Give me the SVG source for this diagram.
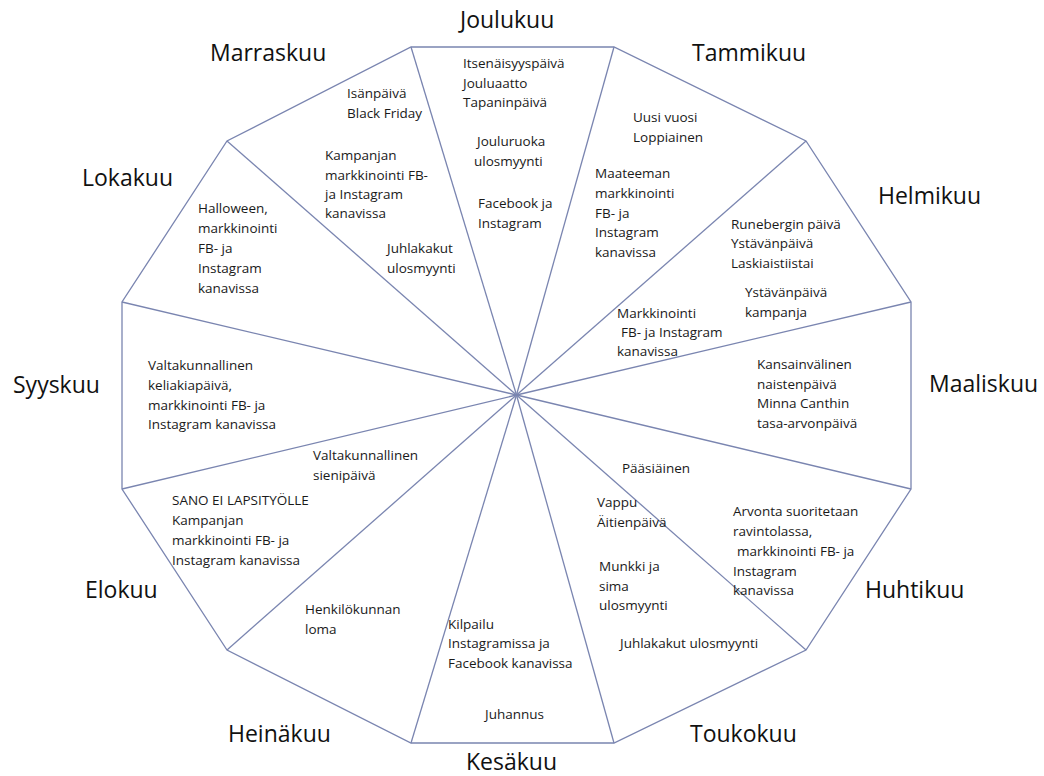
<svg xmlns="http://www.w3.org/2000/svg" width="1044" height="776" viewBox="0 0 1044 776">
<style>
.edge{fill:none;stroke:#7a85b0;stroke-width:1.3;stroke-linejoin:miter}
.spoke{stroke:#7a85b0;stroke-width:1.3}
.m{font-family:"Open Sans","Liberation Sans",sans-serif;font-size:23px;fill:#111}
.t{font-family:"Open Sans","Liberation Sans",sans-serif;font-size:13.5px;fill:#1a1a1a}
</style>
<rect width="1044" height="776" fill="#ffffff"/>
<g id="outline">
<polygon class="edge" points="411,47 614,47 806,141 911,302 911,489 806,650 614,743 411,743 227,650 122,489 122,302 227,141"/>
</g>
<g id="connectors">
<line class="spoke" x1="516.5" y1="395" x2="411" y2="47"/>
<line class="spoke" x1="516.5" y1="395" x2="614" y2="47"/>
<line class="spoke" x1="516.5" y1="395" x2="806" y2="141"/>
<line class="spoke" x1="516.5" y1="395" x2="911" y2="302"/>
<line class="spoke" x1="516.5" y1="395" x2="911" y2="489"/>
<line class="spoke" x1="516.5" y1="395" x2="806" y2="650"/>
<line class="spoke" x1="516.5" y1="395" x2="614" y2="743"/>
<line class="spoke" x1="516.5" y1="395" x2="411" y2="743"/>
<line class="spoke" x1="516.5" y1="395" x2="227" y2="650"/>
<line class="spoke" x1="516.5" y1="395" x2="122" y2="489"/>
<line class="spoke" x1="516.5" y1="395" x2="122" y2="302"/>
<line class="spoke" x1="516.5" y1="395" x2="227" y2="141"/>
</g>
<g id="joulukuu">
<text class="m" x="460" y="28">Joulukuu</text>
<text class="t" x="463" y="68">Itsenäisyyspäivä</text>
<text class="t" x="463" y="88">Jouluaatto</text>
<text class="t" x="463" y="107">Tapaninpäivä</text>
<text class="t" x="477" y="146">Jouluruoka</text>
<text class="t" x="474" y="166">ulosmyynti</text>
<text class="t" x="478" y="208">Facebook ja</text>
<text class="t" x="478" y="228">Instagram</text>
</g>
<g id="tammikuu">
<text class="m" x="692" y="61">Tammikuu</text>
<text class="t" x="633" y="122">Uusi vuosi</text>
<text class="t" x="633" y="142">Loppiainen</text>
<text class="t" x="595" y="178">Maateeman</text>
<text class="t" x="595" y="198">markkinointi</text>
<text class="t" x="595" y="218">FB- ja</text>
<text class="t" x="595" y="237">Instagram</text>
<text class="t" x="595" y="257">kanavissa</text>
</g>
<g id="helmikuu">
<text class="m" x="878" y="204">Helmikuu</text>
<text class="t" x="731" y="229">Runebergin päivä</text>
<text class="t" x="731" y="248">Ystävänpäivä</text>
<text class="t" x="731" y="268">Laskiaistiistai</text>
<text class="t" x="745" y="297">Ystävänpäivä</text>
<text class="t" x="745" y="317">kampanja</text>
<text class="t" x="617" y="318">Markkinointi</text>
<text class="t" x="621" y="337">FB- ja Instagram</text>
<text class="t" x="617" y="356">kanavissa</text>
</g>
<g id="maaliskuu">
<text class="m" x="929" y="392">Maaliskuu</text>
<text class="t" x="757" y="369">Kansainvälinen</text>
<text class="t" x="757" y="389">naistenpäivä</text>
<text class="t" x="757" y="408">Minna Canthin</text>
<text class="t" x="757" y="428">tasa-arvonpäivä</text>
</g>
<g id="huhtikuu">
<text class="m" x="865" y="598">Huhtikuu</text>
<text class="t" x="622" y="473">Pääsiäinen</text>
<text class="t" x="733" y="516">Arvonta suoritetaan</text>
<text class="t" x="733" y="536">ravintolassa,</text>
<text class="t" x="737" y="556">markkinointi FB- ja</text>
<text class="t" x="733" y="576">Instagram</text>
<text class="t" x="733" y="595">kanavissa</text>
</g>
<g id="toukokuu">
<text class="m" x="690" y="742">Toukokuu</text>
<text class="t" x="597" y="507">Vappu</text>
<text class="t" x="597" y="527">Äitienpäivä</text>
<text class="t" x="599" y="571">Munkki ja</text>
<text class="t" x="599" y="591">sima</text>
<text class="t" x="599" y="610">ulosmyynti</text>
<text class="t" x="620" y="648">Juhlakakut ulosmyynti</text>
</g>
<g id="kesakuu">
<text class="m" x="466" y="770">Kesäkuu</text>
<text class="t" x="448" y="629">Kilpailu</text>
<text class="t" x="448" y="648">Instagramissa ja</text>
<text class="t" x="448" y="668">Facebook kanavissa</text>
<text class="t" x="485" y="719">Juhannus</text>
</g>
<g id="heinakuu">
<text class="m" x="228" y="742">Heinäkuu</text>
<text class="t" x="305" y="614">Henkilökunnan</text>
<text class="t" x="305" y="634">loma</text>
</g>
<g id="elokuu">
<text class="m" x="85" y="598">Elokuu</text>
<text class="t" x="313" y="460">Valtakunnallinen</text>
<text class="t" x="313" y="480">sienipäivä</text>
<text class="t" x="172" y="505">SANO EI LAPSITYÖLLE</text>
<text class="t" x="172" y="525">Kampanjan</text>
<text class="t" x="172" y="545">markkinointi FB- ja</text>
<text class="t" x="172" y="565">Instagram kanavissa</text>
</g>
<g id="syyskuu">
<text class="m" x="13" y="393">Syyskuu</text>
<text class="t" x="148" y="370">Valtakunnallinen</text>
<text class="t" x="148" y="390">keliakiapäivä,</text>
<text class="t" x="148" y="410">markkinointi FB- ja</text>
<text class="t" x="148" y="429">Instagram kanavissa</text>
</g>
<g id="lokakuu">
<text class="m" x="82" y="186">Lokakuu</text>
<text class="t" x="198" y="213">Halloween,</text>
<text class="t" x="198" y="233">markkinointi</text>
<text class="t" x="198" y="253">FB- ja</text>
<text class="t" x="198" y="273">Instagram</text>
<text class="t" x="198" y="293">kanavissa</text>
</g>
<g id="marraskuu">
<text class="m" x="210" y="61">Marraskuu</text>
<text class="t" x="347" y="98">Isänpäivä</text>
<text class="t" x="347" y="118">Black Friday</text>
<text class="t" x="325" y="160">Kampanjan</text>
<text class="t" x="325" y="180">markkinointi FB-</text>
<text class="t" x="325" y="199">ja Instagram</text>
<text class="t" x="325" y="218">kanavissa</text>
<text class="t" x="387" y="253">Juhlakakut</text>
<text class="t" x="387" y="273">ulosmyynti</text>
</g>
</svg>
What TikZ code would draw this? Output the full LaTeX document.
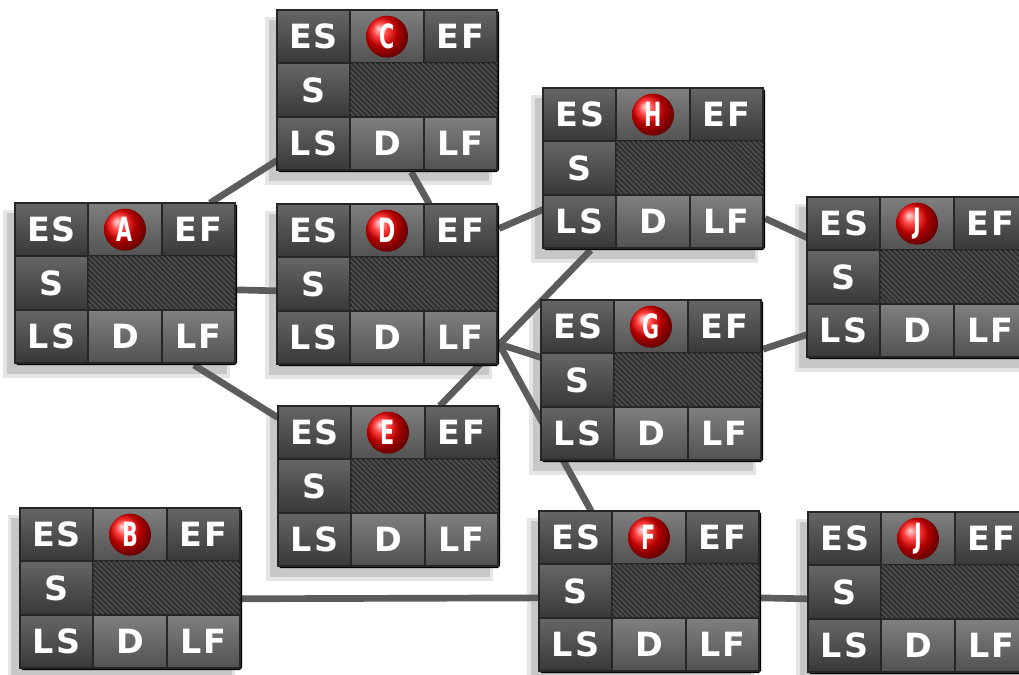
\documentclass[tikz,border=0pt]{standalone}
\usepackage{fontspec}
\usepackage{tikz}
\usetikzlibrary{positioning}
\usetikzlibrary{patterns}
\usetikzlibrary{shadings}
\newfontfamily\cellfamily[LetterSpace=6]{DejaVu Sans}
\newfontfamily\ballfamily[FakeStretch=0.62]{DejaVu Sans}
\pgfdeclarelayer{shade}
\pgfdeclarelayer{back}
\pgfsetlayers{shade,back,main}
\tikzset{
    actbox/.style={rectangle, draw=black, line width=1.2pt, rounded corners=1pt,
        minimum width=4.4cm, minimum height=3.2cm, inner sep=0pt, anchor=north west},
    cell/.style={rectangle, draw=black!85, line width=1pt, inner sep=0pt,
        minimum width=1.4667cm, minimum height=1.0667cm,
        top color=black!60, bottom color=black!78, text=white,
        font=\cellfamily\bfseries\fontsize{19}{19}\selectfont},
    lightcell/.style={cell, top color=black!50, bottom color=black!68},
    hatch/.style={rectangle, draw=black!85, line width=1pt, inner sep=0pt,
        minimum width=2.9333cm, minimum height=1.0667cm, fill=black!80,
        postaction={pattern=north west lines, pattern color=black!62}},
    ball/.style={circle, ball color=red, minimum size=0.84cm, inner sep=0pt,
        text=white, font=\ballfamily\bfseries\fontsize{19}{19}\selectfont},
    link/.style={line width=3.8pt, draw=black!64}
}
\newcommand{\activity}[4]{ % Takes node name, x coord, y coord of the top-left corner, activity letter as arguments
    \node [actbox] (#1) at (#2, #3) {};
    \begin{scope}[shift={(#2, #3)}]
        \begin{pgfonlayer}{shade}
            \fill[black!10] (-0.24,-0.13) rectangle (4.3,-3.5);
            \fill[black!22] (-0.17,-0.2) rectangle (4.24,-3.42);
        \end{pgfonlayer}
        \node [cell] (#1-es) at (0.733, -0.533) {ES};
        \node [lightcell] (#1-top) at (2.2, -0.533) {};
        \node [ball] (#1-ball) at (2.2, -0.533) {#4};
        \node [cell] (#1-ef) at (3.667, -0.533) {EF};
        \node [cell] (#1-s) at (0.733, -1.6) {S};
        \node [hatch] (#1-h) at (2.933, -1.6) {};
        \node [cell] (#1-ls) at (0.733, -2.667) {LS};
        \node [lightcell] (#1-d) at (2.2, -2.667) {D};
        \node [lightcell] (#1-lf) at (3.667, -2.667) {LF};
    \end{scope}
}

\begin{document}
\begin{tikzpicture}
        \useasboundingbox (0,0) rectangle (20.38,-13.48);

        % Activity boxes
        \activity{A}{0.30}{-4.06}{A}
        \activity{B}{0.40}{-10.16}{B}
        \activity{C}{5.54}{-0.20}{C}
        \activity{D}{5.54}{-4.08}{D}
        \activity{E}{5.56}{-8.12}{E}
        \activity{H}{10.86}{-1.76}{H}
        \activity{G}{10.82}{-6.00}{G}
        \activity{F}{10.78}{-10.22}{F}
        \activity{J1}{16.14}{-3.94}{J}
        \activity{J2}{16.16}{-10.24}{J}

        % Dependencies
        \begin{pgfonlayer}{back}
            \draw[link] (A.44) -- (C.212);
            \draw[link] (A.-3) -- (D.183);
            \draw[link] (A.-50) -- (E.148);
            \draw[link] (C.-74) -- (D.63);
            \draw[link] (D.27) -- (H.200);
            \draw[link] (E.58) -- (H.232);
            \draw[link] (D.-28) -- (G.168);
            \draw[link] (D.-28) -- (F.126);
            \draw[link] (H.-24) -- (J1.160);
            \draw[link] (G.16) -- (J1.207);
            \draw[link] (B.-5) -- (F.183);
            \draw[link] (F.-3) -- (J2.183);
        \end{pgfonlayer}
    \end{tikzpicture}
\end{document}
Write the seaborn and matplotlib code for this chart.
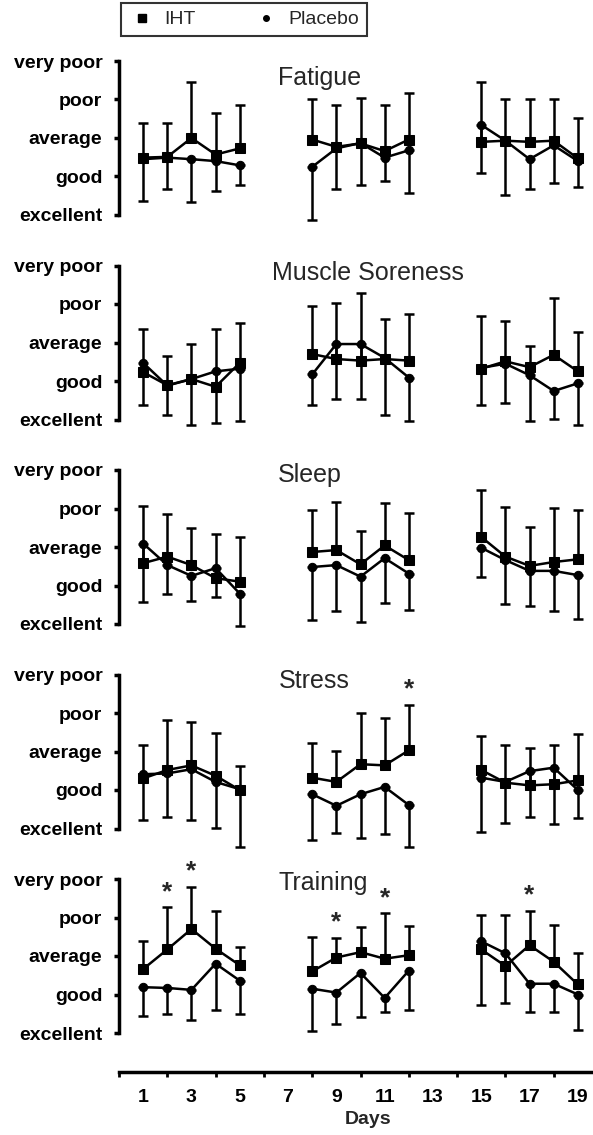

- **Objective**:
Filter the records for lines holding the string "code". Copy each one.

- **Answer to this task**:
What TikZ code would draw this? Output the full LaTeX document.
Write the seaborn and matplotlib code for this chart.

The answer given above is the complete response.